Mr. Gideon Hawley testified that the Meeting-house was built by the funds of the English Society for propagating the gospel, before 1757, when his father was sent as a missionary to the Indians, by the London Missionary Society. In 1817, five hundred dollars were granted on petition of the Indians, as a donation by the Legislature, to repair the church for the Marshpee Indians. After Mr. Fish had preached in Marshpee, 5 Indians came to Mr. Hawley and expressed a wish he would stay with them. There was no vote and no record. Before his father came to Marshpee, in 1757, Bryant, an Indian preacher, used to preach to the Indians, in the Meeting-house. The missionary, (Mr. Hawley,) received one hundred dollars annually, from Harvard College, of the Williams fund. In 1778, the Indians gave the missionary, Mr. Hawley, two hundred acres of land, which witness inherits. [The validity of this title is not disputed.]
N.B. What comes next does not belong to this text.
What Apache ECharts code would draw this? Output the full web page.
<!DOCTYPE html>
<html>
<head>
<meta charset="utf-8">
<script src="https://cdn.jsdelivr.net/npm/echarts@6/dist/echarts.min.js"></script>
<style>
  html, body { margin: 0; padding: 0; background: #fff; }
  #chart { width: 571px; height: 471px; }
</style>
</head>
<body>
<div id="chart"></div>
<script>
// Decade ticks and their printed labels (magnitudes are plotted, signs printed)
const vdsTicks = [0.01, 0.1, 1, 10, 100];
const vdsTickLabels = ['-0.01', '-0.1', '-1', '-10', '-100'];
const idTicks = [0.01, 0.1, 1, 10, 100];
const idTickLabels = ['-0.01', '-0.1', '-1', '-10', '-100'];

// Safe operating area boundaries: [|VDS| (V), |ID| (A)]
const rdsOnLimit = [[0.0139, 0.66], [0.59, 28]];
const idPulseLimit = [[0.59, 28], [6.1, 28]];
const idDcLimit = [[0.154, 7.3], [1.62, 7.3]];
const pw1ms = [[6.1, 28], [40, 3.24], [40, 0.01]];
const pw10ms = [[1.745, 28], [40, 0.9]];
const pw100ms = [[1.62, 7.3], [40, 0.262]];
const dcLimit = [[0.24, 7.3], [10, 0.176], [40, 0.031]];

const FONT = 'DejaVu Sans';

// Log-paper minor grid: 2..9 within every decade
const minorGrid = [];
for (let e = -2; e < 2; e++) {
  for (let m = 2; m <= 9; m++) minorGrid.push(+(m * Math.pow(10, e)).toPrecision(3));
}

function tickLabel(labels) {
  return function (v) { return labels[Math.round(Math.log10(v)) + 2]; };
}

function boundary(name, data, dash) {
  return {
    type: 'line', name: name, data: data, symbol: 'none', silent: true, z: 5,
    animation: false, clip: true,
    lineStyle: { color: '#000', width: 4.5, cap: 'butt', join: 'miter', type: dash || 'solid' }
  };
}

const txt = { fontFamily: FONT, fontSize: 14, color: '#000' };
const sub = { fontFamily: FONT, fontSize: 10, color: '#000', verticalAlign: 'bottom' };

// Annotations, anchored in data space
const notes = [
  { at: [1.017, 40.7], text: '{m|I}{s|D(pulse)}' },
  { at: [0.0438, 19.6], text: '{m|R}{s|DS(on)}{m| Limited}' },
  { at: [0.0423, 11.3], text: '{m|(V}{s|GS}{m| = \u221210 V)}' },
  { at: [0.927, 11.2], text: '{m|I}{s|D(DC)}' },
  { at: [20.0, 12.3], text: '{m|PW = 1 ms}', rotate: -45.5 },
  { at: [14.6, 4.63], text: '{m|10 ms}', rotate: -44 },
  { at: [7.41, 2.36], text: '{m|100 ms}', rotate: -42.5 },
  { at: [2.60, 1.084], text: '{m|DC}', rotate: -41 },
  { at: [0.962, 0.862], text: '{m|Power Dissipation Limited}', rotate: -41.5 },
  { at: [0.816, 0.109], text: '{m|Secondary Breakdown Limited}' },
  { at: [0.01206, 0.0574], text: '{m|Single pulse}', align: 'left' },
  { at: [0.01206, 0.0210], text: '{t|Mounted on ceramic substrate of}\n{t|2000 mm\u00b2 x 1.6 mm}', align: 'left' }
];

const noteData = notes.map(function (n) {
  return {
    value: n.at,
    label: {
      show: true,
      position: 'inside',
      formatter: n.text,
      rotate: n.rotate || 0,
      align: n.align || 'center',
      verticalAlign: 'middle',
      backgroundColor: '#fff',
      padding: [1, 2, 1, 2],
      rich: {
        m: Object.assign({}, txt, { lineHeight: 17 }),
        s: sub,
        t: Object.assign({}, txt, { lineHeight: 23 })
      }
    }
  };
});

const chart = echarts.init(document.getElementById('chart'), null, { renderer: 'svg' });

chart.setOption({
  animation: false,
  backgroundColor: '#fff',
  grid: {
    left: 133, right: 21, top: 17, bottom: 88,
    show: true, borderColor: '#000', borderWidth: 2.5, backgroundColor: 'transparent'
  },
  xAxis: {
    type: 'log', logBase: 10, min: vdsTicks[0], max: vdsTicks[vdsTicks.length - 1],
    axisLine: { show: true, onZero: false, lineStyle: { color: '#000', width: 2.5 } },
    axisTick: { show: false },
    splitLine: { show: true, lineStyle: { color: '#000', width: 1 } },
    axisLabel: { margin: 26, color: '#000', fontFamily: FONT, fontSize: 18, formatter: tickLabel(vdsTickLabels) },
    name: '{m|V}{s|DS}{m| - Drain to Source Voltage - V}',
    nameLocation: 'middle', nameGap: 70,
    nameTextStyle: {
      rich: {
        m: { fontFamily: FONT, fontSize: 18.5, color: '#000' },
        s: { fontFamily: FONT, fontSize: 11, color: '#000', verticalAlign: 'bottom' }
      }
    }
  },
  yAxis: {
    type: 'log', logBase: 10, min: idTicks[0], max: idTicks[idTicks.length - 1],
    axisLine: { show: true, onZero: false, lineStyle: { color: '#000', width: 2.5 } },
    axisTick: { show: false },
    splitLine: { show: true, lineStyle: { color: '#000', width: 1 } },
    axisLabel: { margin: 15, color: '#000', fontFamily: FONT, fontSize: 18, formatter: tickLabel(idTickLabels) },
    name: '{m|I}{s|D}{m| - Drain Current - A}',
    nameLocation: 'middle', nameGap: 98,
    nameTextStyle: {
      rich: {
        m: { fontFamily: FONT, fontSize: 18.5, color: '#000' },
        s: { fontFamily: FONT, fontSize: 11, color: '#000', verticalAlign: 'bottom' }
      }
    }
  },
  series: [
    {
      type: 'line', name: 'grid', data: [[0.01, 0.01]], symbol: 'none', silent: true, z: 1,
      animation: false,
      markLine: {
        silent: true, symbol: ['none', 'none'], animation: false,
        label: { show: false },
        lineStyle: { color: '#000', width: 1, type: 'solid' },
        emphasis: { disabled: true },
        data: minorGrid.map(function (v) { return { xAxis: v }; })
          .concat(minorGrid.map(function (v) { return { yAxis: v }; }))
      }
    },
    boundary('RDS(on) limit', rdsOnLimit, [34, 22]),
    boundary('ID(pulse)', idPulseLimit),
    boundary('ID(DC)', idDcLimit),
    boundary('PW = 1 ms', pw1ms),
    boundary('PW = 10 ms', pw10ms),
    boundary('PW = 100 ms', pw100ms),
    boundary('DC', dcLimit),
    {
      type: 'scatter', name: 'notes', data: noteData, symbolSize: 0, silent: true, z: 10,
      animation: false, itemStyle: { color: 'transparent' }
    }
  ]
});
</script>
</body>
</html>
Hon. Charles Marston, (one of the Overseers,) testified that Mr. Fish had a Sunday School, principally composed of white children. He did not recollect ever seeing more than eight colored children in it. There were more whites. The Overseers paid the school mistress seven and sixpence a week, and she board herself. To an Indian, who kept school in winter, were paid twelve and nineteen dollars a month. The whites who attend Mr. Fish's meeting, never pay any thing to him or the church. When the tax was required in parishes, many whites got rid of their tax by attending Mr. Fish's meeting. There was always twice as many whites as blacks in the society. Last summer, (1833,) he counted eighteen colored persons, and twice that number of whites. Mr. Dwight, one of the Committee, asked, if so many whites being there, did not tend to discourage the Indians from being interested in the meeting? Mr. Marston thought it might.